-- start --
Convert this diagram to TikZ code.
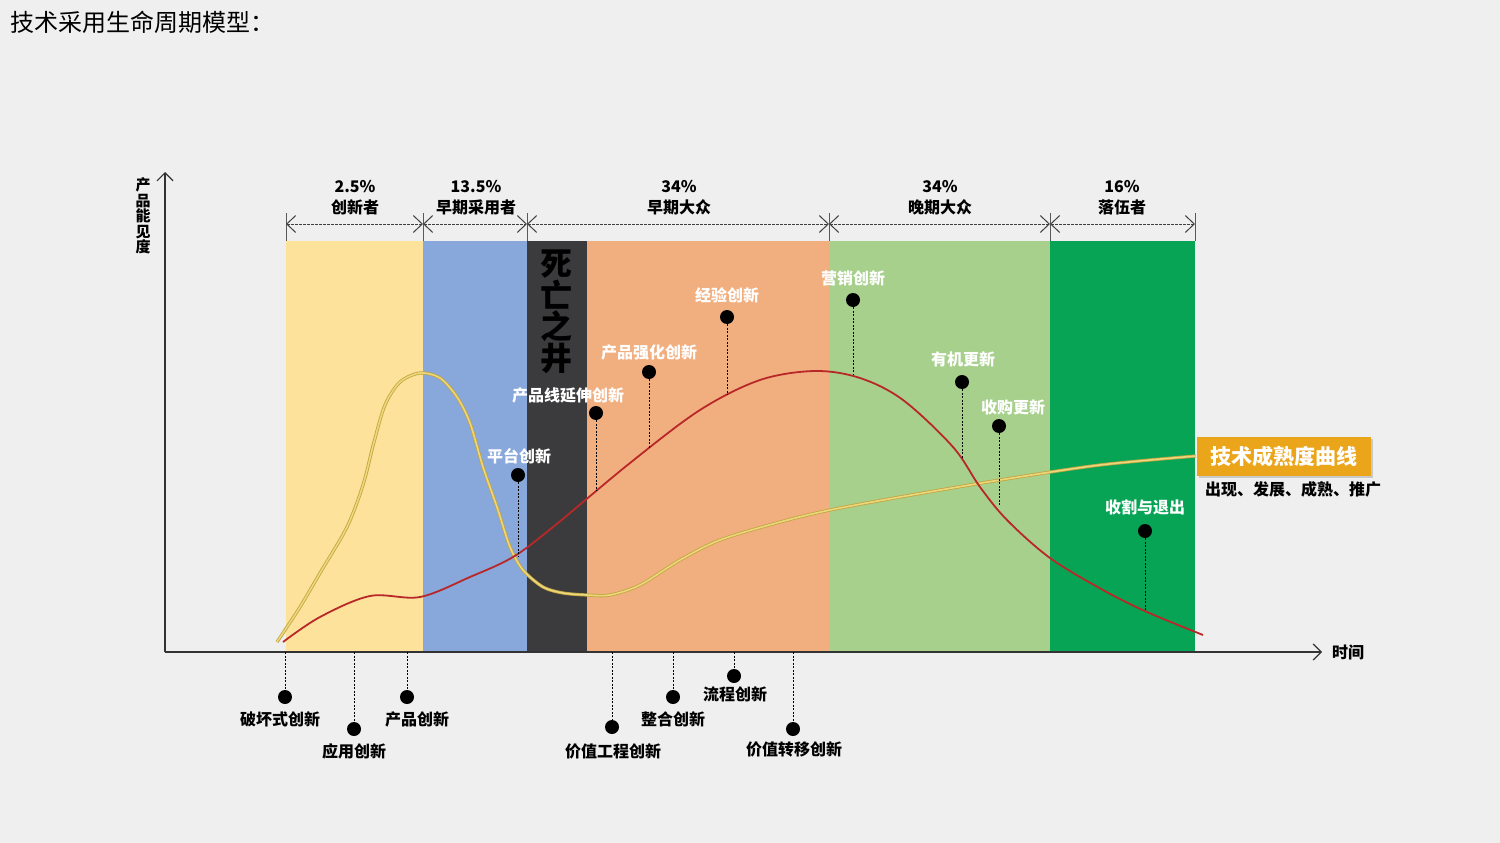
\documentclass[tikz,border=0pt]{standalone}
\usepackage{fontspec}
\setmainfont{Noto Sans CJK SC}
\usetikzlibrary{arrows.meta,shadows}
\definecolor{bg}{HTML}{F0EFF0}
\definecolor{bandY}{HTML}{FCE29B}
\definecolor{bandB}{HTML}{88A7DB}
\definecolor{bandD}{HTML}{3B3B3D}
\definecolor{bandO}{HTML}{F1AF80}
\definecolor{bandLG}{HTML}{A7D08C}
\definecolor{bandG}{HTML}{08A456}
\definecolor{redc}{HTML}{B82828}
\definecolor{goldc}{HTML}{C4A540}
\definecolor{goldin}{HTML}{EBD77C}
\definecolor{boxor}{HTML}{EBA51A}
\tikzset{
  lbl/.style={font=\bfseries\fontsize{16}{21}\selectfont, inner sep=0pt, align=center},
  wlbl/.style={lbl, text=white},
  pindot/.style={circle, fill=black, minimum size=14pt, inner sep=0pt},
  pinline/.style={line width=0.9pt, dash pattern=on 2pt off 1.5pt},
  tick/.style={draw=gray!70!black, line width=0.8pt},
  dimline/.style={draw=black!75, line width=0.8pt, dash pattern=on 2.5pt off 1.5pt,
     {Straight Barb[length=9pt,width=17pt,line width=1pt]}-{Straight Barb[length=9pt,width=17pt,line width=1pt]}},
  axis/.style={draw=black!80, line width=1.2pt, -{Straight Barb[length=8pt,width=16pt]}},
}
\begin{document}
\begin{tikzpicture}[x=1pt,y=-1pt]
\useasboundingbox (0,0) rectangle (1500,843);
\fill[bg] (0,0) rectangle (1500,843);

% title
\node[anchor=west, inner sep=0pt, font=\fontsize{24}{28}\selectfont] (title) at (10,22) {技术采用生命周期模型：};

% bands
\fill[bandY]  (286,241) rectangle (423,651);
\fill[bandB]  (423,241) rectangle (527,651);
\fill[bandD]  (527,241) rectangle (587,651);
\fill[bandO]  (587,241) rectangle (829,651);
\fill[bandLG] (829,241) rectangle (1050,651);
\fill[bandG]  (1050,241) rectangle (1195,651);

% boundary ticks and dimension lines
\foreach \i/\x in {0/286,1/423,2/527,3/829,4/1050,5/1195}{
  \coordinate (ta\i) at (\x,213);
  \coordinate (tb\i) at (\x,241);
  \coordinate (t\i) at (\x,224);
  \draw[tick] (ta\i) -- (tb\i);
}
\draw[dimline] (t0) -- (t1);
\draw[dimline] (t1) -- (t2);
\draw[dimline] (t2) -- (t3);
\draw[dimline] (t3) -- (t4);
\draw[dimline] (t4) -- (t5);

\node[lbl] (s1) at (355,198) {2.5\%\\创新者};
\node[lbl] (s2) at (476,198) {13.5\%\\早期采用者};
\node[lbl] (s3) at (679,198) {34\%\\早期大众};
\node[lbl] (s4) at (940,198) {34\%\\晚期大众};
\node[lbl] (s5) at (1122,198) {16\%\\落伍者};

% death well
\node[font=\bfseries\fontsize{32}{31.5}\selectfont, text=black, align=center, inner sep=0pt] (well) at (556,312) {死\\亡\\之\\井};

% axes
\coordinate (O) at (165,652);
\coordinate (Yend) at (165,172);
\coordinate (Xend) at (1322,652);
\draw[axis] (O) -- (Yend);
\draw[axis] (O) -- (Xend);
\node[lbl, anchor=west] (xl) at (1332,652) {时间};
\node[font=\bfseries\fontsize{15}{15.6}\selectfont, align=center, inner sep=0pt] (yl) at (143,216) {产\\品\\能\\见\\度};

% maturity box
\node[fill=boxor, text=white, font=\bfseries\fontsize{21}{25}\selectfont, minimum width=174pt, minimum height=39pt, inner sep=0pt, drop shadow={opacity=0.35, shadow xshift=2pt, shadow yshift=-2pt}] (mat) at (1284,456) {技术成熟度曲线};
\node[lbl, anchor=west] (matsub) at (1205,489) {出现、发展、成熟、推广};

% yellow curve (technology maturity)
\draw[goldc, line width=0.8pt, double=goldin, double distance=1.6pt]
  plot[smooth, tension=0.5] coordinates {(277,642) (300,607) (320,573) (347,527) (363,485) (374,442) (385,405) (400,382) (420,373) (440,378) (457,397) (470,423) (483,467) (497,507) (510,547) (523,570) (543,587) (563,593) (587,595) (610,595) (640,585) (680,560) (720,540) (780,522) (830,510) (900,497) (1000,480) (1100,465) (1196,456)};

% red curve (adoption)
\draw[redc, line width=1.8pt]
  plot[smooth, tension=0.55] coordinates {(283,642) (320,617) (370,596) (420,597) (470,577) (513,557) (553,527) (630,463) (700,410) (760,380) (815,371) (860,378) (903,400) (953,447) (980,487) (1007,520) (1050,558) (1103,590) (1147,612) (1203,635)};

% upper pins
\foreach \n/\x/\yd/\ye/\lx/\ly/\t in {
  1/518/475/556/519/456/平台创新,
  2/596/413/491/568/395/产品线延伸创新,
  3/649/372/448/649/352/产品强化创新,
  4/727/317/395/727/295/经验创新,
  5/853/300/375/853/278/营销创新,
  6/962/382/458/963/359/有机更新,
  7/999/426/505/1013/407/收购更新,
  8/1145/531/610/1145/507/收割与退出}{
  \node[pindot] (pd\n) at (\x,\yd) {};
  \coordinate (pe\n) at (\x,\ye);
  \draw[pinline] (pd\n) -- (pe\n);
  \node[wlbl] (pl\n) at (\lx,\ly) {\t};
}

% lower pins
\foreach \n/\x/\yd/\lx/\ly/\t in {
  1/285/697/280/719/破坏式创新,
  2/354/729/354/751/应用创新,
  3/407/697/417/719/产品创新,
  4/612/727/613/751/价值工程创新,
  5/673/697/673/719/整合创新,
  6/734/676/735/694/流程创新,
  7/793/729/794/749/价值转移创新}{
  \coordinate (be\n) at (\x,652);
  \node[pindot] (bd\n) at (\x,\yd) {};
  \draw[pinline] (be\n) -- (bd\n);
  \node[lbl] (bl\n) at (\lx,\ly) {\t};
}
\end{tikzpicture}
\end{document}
-- end --
* [TASK STATEMENT] Copy the data exactly. Any picture it contains is to be omitted.

* [COMPLETE RESPONSE]
Convert this diagram to TikZ code.
\documentclass[tikz,border=0pt]{standalone}
\usepackage{fontspec}
\setmainfont{Noto Sans CJK SC}
\usetikzlibrary{arrows.meta,shadows}
\definecolor{bg}{HTML}{F0EFF0}
\definecolor{bandY}{HTML}{FCE29B}
\definecolor{bandB}{HTML}{88A7DB}
\definecolor{bandD}{HTML}{3B3B3D}
\definecolor{bandO}{HTML}{F1AF80}
\definecolor{bandLG}{HTML}{A7D08C}
\definecolor{bandG}{HTML}{08A456}
\definecolor{redc}{HTML}{B82828}
\definecolor{goldc}{HTML}{C4A540}
\definecolor{goldin}{HTML}{EBD77C}
\definecolor{boxor}{HTML}{EBA51A}
\tikzset{
  lbl/.style={font=\bfseries\fontsize{16}{21}\selectfont, inner sep=0pt, align=center},
  wlbl/.style={lbl, text=white},
  pindot/.style={circle, fill=black, minimum size=14pt, inner sep=0pt},
  pinline/.style={line width=0.9pt, dash pattern=on 2pt off 1.5pt},
  tick/.style={draw=gray!70!black, line width=0.8pt},
  dimline/.style={draw=black!75, line width=0.8pt, dash pattern=on 2.5pt off 1.5pt,
     {Straight Barb[length=9pt,width=17pt,line width=1pt]}-{Straight Barb[length=9pt,width=17pt,line width=1pt]}},
  axis/.style={draw=black!80, line width=1.2pt, -{Straight Barb[length=8pt,width=16pt]}},
}
\begin{document}
\begin{tikzpicture}[x=1pt,y=-1pt]
\useasboundingbox (0,0) rectangle (1500,843);
\fill[bg] (0,0) rectangle (1500,843);

% title
\node[anchor=west, inner sep=0pt, font=\fontsize{24}{28}\selectfont] (title) at (10,22) {技术采用生命周期模型：};

% bands
\fill[bandY]  (286,241) rectangle (423,651);
\fill[bandB]  (423,241) rectangle (527,651);
\fill[bandD]  (527,241) rectangle (587,651);
\fill[bandO]  (587,241) rectangle (829,651);
\fill[bandLG] (829,241) rectangle (1050,651);
\fill[bandG]  (1050,241) rectangle (1195,651);

% boundary ticks and dimension lines
\foreach \i/\x in {0/286,1/423,2/527,3/829,4/1050,5/1195}{
  \coordinate (ta\i) at (\x,213);
  \coordinate (tb\i) at (\x,241);
  \coordinate (t\i) at (\x,224);
  \draw[tick] (ta\i) -- (tb\i);
}
\draw[dimline] (t0) -- (t1);
\draw[dimline] (t1) -- (t2);
\draw[dimline] (t2) -- (t3);
\draw[dimline] (t3) -- (t4);
\draw[dimline] (t4) -- (t5);

\node[lbl] (s1) at (355,198) {2.5\%\\创新者};
\node[lbl] (s2) at (476,198) {13.5\%\\早期采用者};
\node[lbl] (s3) at (679,198) {34\%\\早期大众};
\node[lbl] (s4) at (940,198) {34\%\\晚期大众};
\node[lbl] (s5) at (1122,198) {16\%\\落伍者};

% death well
\node[font=\bfseries\fontsize{32}{31.5}\selectfont, text=black, align=center, inner sep=0pt] (well) at (556,312) {死\\亡\\之\\井};

% axes
\coordinate (O) at (165,652);
\coordinate (Yend) at (165,172);
\coordinate (Xend) at (1322,652);
\draw[axis] (O) -- (Yend);
\draw[axis] (O) -- (Xend);
\node[lbl, anchor=west] (xl) at (1332,652) {时间};
\node[font=\bfseries\fontsize{15}{15.6}\selectfont, align=center, inner sep=0pt] (yl) at (143,216) {产\\品\\能\\见\\度};

% maturity box
\node[fill=boxor, text=white, font=\bfseries\fontsize{21}{25}\selectfont, minimum width=174pt, minimum height=39pt, inner sep=0pt, drop shadow={opacity=0.35, shadow xshift=2pt, shadow yshift=-2pt}] (mat) at (1284,456) {技术成熟度曲线};
\node[lbl, anchor=west] (matsub) at (1205,489) {出现、发展、成熟、推广};

% yellow curve (technology maturity)
\draw[goldc, line width=0.8pt, double=goldin, double distance=1.6pt]
  plot[smooth, tension=0.5] coordinates {(277,642) (300,607) (320,573) (347,527) (363,485) (374,442) (385,405) (400,382) (420,373) (440,378) (457,397) (470,423) (483,467) (497,507) (510,547) (523,570) (543,587) (563,593) (587,595) (610,595) (640,585) (680,560) (720,540) (780,522) (830,510) (900,497) (1000,480) (1100,465) (1196,456)};

% red curve (adoption)
\draw[redc, line width=1.8pt]
  plot[smooth, tension=0.55] coordinates {(283,642) (320,617) (370,596) (420,597) (470,577) (513,557) (553,527) (630,463) (700,410) (760,380) (815,371) (860,378) (903,400) (953,447) (980,487) (1007,520) (1050,558) (1103,590) (1147,612) (1203,635)};

% upper pins
\foreach \n/\x/\yd/\ye/\lx/\ly/\t in {
  1/518/475/556/519/456/平台创新,
  2/596/413/491/568/395/产品线延伸创新,
  3/649/372/448/649/352/产品强化创新,
  4/727/317/395/727/295/经验创新,
  5/853/300/375/853/278/营销创新,
  6/962/382/458/963/359/有机更新,
  7/999/426/505/1013/407/收购更新,
  8/1145/531/610/1145/507/收割与退出}{
  \node[pindot] (pd\n) at (\x,\yd) {};
  \coordinate (pe\n) at (\x,\ye);
  \draw[pinline] (pd\n) -- (pe\n);
  \node[wlbl] (pl\n) at (\lx,\ly) {\t};
}

% lower pins
\foreach \n/\x/\yd/\lx/\ly/\t in {
  1/285/697/280/719/破坏式创新,
  2/354/729/354/751/应用创新,
  3/407/697/417/719/产品创新,
  4/612/727/613/751/价值工程创新,
  5/673/697/673/719/整合创新,
  6/734/676/735/694/流程创新,
  7/793/729/794/749/价值转移创新}{
  \coordinate (be\n) at (\x,652);
  \node[pindot] (bd\n) at (\x,\yd) {};
  \draw[pinline] (be\n) -- (bd\n);
  \node[lbl] (bl\n) at (\lx,\ly) {\t};
}
\end{tikzpicture}
\end{document}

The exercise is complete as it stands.